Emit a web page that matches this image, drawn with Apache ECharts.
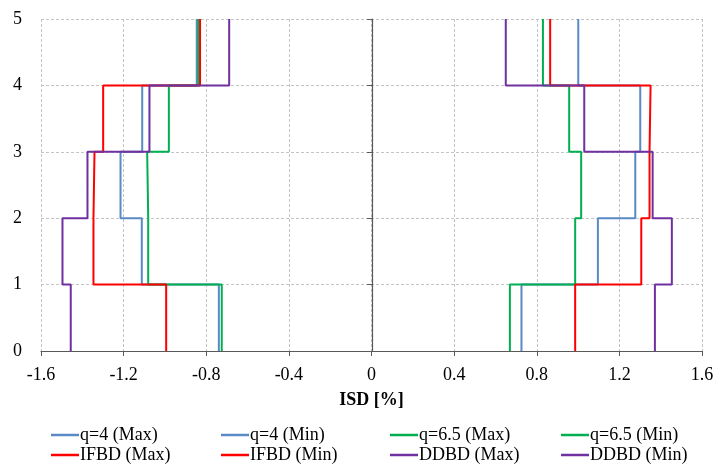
<!DOCTYPE html>
<html>
<head>
<meta charset="utf-8">
<script src="https://cdn.jsdelivr.net/npm/echarts@6/dist/echarts.min.js"></script>
<style>html,body{margin:0;padding:0;background:#fff}#c{width:717px;height:465px}</style>
</head>
<body>
<div id="c"></div>
<script>
// Story levels (floor boundaries)
var stories = [0, 1, 2, 3, 4, 5];
var xTicks = [-1.6, -1.2, -0.8, -0.4, 0, 0.4, 0.8, 1.2, 1.6];
// Inter-storey drift per storey (storey 1..5), in %
var q4Max   = [0.726, 1.096, 1.277, 1.301, 1.001];
var q4Min   = [-0.739, -1.112, -1.215, -1.110, -0.846];
var q65Max  = [0.670, 0.986, 1.015, 0.957, 0.830];
var q65Min  = [-0.725, -1.081, -1.086, -0.981, -0.839];
var ifbdMax = [0.986, 1.306, 1.346, 1.351, 0.865];
var ifbdMin = [-0.994, -1.346, -1.341, -1.299, -0.830];
var ddbdMax = [1.372, 1.454, 1.361, 1.030, 0.650];
var ddbdMin = [-1.456, -1.496, -1.375, -1.075, -0.689];

var names = ['q=4 (Max)', 'q=4 (Min)', 'q=6.5 (Max)', 'q=6.5 (Min)', 'IFBD (Max)', 'IFBD (Min)', 'DDBD (Max)', 'DDBD (Min)'];
var values = [q4Max, q4Min, q65Max, q65Min, ifbdMax, ifbdMin, ddbdMax, ddbdMin];
var colors = ['#5A8AC6', '#5A8AC6', '#00B050', '#00B050', '#FF0000', '#FF0000', '#7030A0', '#7030A0'];

function stepPoints(v) {
  var pts = [];
  for (var i = 0; i < v.length; i++) {
    pts.push([v[i], stories[i]]);
    pts.push([v[i], stories[i + 1]]);
  }
  return pts;
}

var font = 'Liberation Serif, Times New Roman, serif';
var series = names.map(function (n, i) {
  return {
    name: n, type: 'line', data: stepPoints(values[i]), symbol: 'none',
    lineStyle: { color: colors[i], width: 2 }, itemStyle: { color: colors[i] },
    xAxisIndex: 0, yAxisIndex: 0
  };
});

var colLeft = [51, 221, 390, 561];
var rowTop = [426, 446];
var legends = names.map(function (n, i) {
  var col = i % 4, row = Math.floor(i / 4);
  return {
    data: [{ name: n, icon: 'rect' }], left: colLeft[col], top: rowTop[row],
    itemWidth: 28, itemHeight: 2.5, padding: 0,
    textStyle: { fontFamily: font, fontSize: 18, color: '#000', padding: [0, 0, 0, -4] }
  };
});

var chart = echarts.init(document.getElementById('c'));
chart.setOption({
  animation: false,
  grid: { left: 41, right: 15, top: 19, bottom: 114 },
  legend: legends,
  xAxis: {
    type: 'value', min: -1.6, max: 1.6, interval: 0.4,
    name: 'ISD [%]', nameLocation: 'middle', nameGap: 40,
    nameTextStyle: { fontFamily: font, fontSize: 18, fontWeight: 'bold', color: '#000' },
    axisLine: { show: true, onZero: false, lineStyle: { color: '#595959', width: 1.2 } },
    axisTick: { show: true, length: 5, lineStyle: { color: '#595959' } },
    axisLabel: { fontFamily: font, fontSize: 18, color: '#000', margin: 15,
      formatter: function (v) { var t = xTicks.filter(function (x) { return Math.abs(x - v) < 1e-6; }); return t.length ? String(t[0]) : ''; } },
    splitLine: { show: true, lineStyle: { color: '#c4c4c4', type: [3, 2], width: 1 } }
  },
  yAxis: [{
    type: 'value', min: 0, max: 5, interval: 1,
    axisLine: { show: false }, axisTick: { show: false },
    axisLabel: { fontFamily: font, fontSize: 18, color: '#000', margin: 19 },
    splitLine: { show: true, lineStyle: { color: '#c4c4c4', type: [3, 2], width: 1 } }
  }, {
    type: 'value', min: 0, max: 5, interval: 1, position: 'left', offset: -331,
    axisLine: { show: true, onZero: false, lineStyle: { color: '#595959', width: 1.2 } },
    axisTick: { show: true, length: 5, lineStyle: { color: '#595959' } },
    axisLabel: { show: false }, splitLine: { show: false }
  }],
  series: series
});
</script>
</body>
</html>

#####

### To be done
Your task is to repeat the material above exactly, without its pictures.

### Output for this exercise
Emit a web page that matches this image, drawn with Apache ECharts.
<!DOCTYPE html>
<html>
<head>
<meta charset="utf-8">
<script src="https://cdn.jsdelivr.net/npm/echarts@6/dist/echarts.min.js"></script>
<style>html,body{margin:0;padding:0;background:#fff}#c{width:717px;height:465px}</style>
</head>
<body>
<div id="c"></div>
<script>
// Story levels (floor boundaries)
var stories = [0, 1, 2, 3, 4, 5];
var xTicks = [-1.6, -1.2, -0.8, -0.4, 0, 0.4, 0.8, 1.2, 1.6];
// Inter-storey drift per storey (storey 1..5), in %
var q4Max   = [0.726, 1.096, 1.277, 1.301, 1.001];
var q4Min   = [-0.739, -1.112, -1.215, -1.110, -0.846];
var q65Max  = [0.670, 0.986, 1.015, 0.957, 0.830];
var q65Min  = [-0.725, -1.081, -1.086, -0.981, -0.839];
var ifbdMax = [0.986, 1.306, 1.346, 1.351, 0.865];
var ifbdMin = [-0.994, -1.346, -1.341, -1.299, -0.830];
var ddbdMax = [1.372, 1.454, 1.361, 1.030, 0.650];
var ddbdMin = [-1.456, -1.496, -1.375, -1.075, -0.689];

var names = ['q=4 (Max)', 'q=4 (Min)', 'q=6.5 (Max)', 'q=6.5 (Min)', 'IFBD (Max)', 'IFBD (Min)', 'DDBD (Max)', 'DDBD (Min)'];
var values = [q4Max, q4Min, q65Max, q65Min, ifbdMax, ifbdMin, ddbdMax, ddbdMin];
var colors = ['#5A8AC6', '#5A8AC6', '#00B050', '#00B050', '#FF0000', '#FF0000', '#7030A0', '#7030A0'];

function stepPoints(v) {
  var pts = [];
  for (var i = 0; i < v.length; i++) {
    pts.push([v[i], stories[i]]);
    pts.push([v[i], stories[i + 1]]);
  }
  return pts;
}

var font = 'Liberation Serif, Times New Roman, serif';
var series = names.map(function (n, i) {
  return {
    name: n, type: 'line', data: stepPoints(values[i]), symbol: 'none',
    lineStyle: { color: colors[i], width: 2 }, itemStyle: { color: colors[i] },
    xAxisIndex: 0, yAxisIndex: 0
  };
});

var colLeft = [51, 221, 390, 561];
var rowTop = [426, 446];
var legends = names.map(function (n, i) {
  var col = i % 4, row = Math.floor(i / 4);
  return {
    data: [{ name: n, icon: 'rect' }], left: colLeft[col], top: rowTop[row],
    itemWidth: 28, itemHeight: 2.5, padding: 0,
    textStyle: { fontFamily: font, fontSize: 18, color: '#000', padding: [0, 0, 0, -4] }
  };
});

var chart = echarts.init(document.getElementById('c'));
chart.setOption({
  animation: false,
  grid: { left: 41, right: 15, top: 19, bottom: 114 },
  legend: legends,
  xAxis: {
    type: 'value', min: -1.6, max: 1.6, interval: 0.4,
    name: 'ISD [%]', nameLocation: 'middle', nameGap: 40,
    nameTextStyle: { fontFamily: font, fontSize: 18, fontWeight: 'bold', color: '#000' },
    axisLine: { show: true, onZero: false, lineStyle: { color: '#595959', width: 1.2 } },
    axisTick: { show: true, length: 5, lineStyle: { color: '#595959' } },
    axisLabel: { fontFamily: font, fontSize: 18, color: '#000', margin: 15,
      formatter: function (v) { var t = xTicks.filter(function (x) { return Math.abs(x - v) < 1e-6; }); return t.length ? String(t[0]) : ''; } },
    splitLine: { show: true, lineStyle: { color: '#c4c4c4', type: [3, 2], width: 1 } }
  },
  yAxis: [{
    type: 'value', min: 0, max: 5, interval: 1,
    axisLine: { show: false }, axisTick: { show: false },
    axisLabel: { fontFamily: font, fontSize: 18, color: '#000', margin: 19 },
    splitLine: { show: true, lineStyle: { color: '#c4c4c4', type: [3, 2], width: 1 } }
  }, {
    type: 'value', min: 0, max: 5, interval: 1, position: 'left', offset: -331,
    axisLine: { show: true, onZero: false, lineStyle: { color: '#595959', width: 1.2 } },
    axisTick: { show: true, length: 5, lineStyle: { color: '#595959' } },
    axisLabel: { show: false }, splitLine: { show: false }
  }],
  series: series
});
</script>
</body>
</html>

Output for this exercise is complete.